#### Material provided:
***

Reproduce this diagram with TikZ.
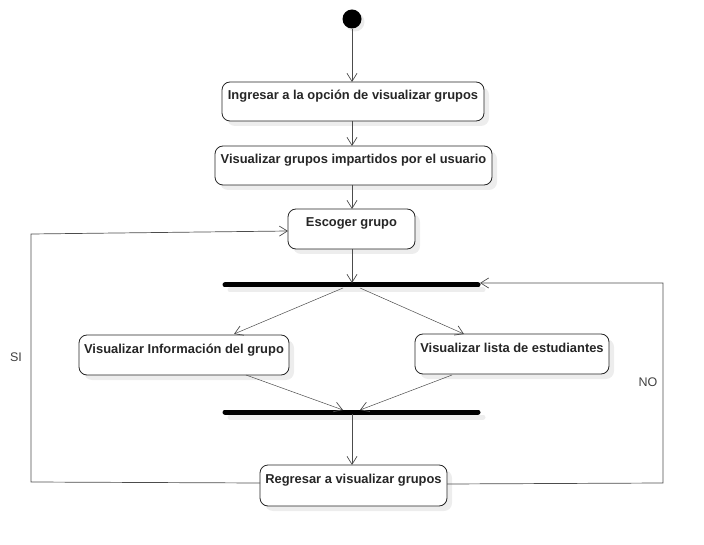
\documentclass[tikz,border=0pt]{standalone}
\usepackage{fontspec}
\setmainfont{Liberation Sans}
\usetikzlibrary{arrows.meta}
\begin{document}
\begin{tikzpicture}[x=1pt,y=-1pt,
  act/.style={draw=black!85,rounded corners=8pt,line width=0.8pt,fill=white},
  shad/.style={fill=black!7,rounded corners=8pt},
  lbl/.style={font=\bfseries\fontsize{12.9}{15}\selectfont,text=black!85,inner sep=0pt},
  conn/.style={draw=black!70,line width=0.7pt,-{Straight Barb[length=8pt,width=10pt,line width=0.7pt]}},
  bar/.style={line width=5pt,line cap=round,black},
  barshad/.style={line width=5pt,line cap=round,black!7}]
\useasboundingbox (0,0) rectangle (704,545);
% start
\fill[black!8] (355,22) circle (9.5);
\node[circle,fill=black,minimum size=19pt,inner sep=0pt] (start) at (352,19) {};
% helper to draw boxes
\newcommand\actbox[6]{%
  \fill[shad] (#1+5,#2+5) rectangle (#3+5,#4+5);
  \draw[act] (#1,#2) rectangle (#3,#4);
  \node[lbl,anchor=base] (#5) at ({(#1+#3)/2},#2+18) {#6};
}
\actbox{222}{82}{484}{121}{b1}{Ingresar a la opción de visualizar grupos}
\actbox{215}{146}{492}{185}{b2}{Visualizar grupos impartidos por el usuario}
\actbox{288}{209}{415}{249}{b3}{Escoger grupo}
\actbox{79}{335}{289}{375}{bl}{Visualizar Información del grupo}
\actbox{415}{334}{609}{374}{br}{Visualizar lista de estudiantes}
\actbox{260}{465}{447}{506}{bb}{Regresar a visualizar grupos}
% named anchor coordinates
\coordinate (b1t) at (352,82);   \coordinate (b1b) at (352,121);
\coordinate (b2t) at (352,146);  \coordinate (b2b) at (352,185);
\coordinate (b3t) at (352,209);  \coordinate (b3b) at (352,249);
\coordinate (b3l) at (288,231);
\coordinate (blt) at (234,334);  \coordinate (blb) at (246,375);
\coordinate (brt) at (464,334);  \coordinate (brb) at (452,375);
\coordinate (bbt) at (352,465);  \coordinate (bbl) at (260,483);
\coordinate (bbr) at (447,484);
% bars
\draw[barshad] (230,290) -- (483,290);
\draw[bar] (225,285) -- (478,285);
\draw[barshad] (230,417) -- (483,417);
\draw[bar] (225,412) -- (478,412);
\coordinate (f1t) at (352,283); \coordinate (f1l) at (343,288); \coordinate (f1r) at (360,288);
\coordinate (f1e) at (480,283);
\coordinate (j1l) at (343,410); \coordinate (j1r) at (360,410); \coordinate (j1b) at (352,414);
% connectors
\draw[conn] (start) -- (b1t);
\draw[conn] (b1b) -- (b2t);
\draw[conn] (b2b) -- (b3t);
\draw[conn] (b3b) -- (f1t);
\draw[conn,line width=0.5pt] (f1l) -- (blt);
\draw[conn,line width=0.5pt] (f1r) -- (brt);
\draw[conn,line width=0.5pt] (blb) -- (j1l);
\draw[conn,line width=0.5pt] (brb) -- (j1r);
\draw[conn] (j1b) -- (bbt);
\coordinate (si1) at (31,482); \coordinate (si2) at (31,234);
\coordinate (no1) at (663,483); \coordinate (no2) at (663,283);
\draw[conn] (bbl) -- (si1) -- (si2) -- (b3l);
\draw[conn] (bbr) -- (no1) -- (no2) -- (f1e);
\node[font=\fontsize{12.5}{14}\selectfont,text=black!75] (si) at (16,357) {SI};
\node[font=\fontsize{12.5}{14}\selectfont,text=black!75] (no) at (648,382) {NO};
\end{tikzpicture}
\end{document}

***

#### Do this:
Write the full listing out again with every line unchanged, but include no pictures.

#### Exercise response:
Reproduce this diagram with TikZ.
\documentclass[tikz,border=0pt]{standalone}
\usepackage{fontspec}
\setmainfont{Liberation Sans}
\usetikzlibrary{arrows.meta}
\begin{document}
\begin{tikzpicture}[x=1pt,y=-1pt,
  act/.style={draw=black!85,rounded corners=8pt,line width=0.8pt,fill=white},
  shad/.style={fill=black!7,rounded corners=8pt},
  lbl/.style={font=\bfseries\fontsize{12.9}{15}\selectfont,text=black!85,inner sep=0pt},
  conn/.style={draw=black!70,line width=0.7pt,-{Straight Barb[length=8pt,width=10pt,line width=0.7pt]}},
  bar/.style={line width=5pt,line cap=round,black},
  barshad/.style={line width=5pt,line cap=round,black!7}]
\useasboundingbox (0,0) rectangle (704,545);
% start
\fill[black!8] (355,22) circle (9.5);
\node[circle,fill=black,minimum size=19pt,inner sep=0pt] (start) at (352,19) {};
% helper to draw boxes
\newcommand\actbox[6]{%
  \fill[shad] (#1+5,#2+5) rectangle (#3+5,#4+5);
  \draw[act] (#1,#2) rectangle (#3,#4);
  \node[lbl,anchor=base] (#5) at ({(#1+#3)/2},#2+18) {#6};
}
\actbox{222}{82}{484}{121}{b1}{Ingresar a la opción de visualizar grupos}
\actbox{215}{146}{492}{185}{b2}{Visualizar grupos impartidos por el usuario}
\actbox{288}{209}{415}{249}{b3}{Escoger grupo}
\actbox{79}{335}{289}{375}{bl}{Visualizar Información del grupo}
\actbox{415}{334}{609}{374}{br}{Visualizar lista de estudiantes}
\actbox{260}{465}{447}{506}{bb}{Regresar a visualizar grupos}
% named anchor coordinates
\coordinate (b1t) at (352,82);   \coordinate (b1b) at (352,121);
\coordinate (b2t) at (352,146);  \coordinate (b2b) at (352,185);
\coordinate (b3t) at (352,209);  \coordinate (b3b) at (352,249);
\coordinate (b3l) at (288,231);
\coordinate (blt) at (234,334);  \coordinate (blb) at (246,375);
\coordinate (brt) at (464,334);  \coordinate (brb) at (452,375);
\coordinate (bbt) at (352,465);  \coordinate (bbl) at (260,483);
\coordinate (bbr) at (447,484);
% bars
\draw[barshad] (230,290) -- (483,290);
\draw[bar] (225,285) -- (478,285);
\draw[barshad] (230,417) -- (483,417);
\draw[bar] (225,412) -- (478,412);
\coordinate (f1t) at (352,283); \coordinate (f1l) at (343,288); \coordinate (f1r) at (360,288);
\coordinate (f1e) at (480,283);
\coordinate (j1l) at (343,410); \coordinate (j1r) at (360,410); \coordinate (j1b) at (352,414);
% connectors
\draw[conn] (start) -- (b1t);
\draw[conn] (b1b) -- (b2t);
\draw[conn] (b2b) -- (b3t);
\draw[conn] (b3b) -- (f1t);
\draw[conn,line width=0.5pt] (f1l) -- (blt);
\draw[conn,line width=0.5pt] (f1r) -- (brt);
\draw[conn,line width=0.5pt] (blb) -- (j1l);
\draw[conn,line width=0.5pt] (brb) -- (j1r);
\draw[conn] (j1b) -- (bbt);
\coordinate (si1) at (31,482); \coordinate (si2) at (31,234);
\coordinate (no1) at (663,483); \coordinate (no2) at (663,283);
\draw[conn] (bbl) -- (si1) -- (si2) -- (b3l);
\draw[conn] (bbr) -- (no1) -- (no2) -- (f1e);
\node[font=\fontsize{12.5}{14}\selectfont,text=black!75] (si) at (16,357) {SI};
\node[font=\fontsize{12.5}{14}\selectfont,text=black!75] (no) at (648,382) {NO};
\end{tikzpicture}
\end{document}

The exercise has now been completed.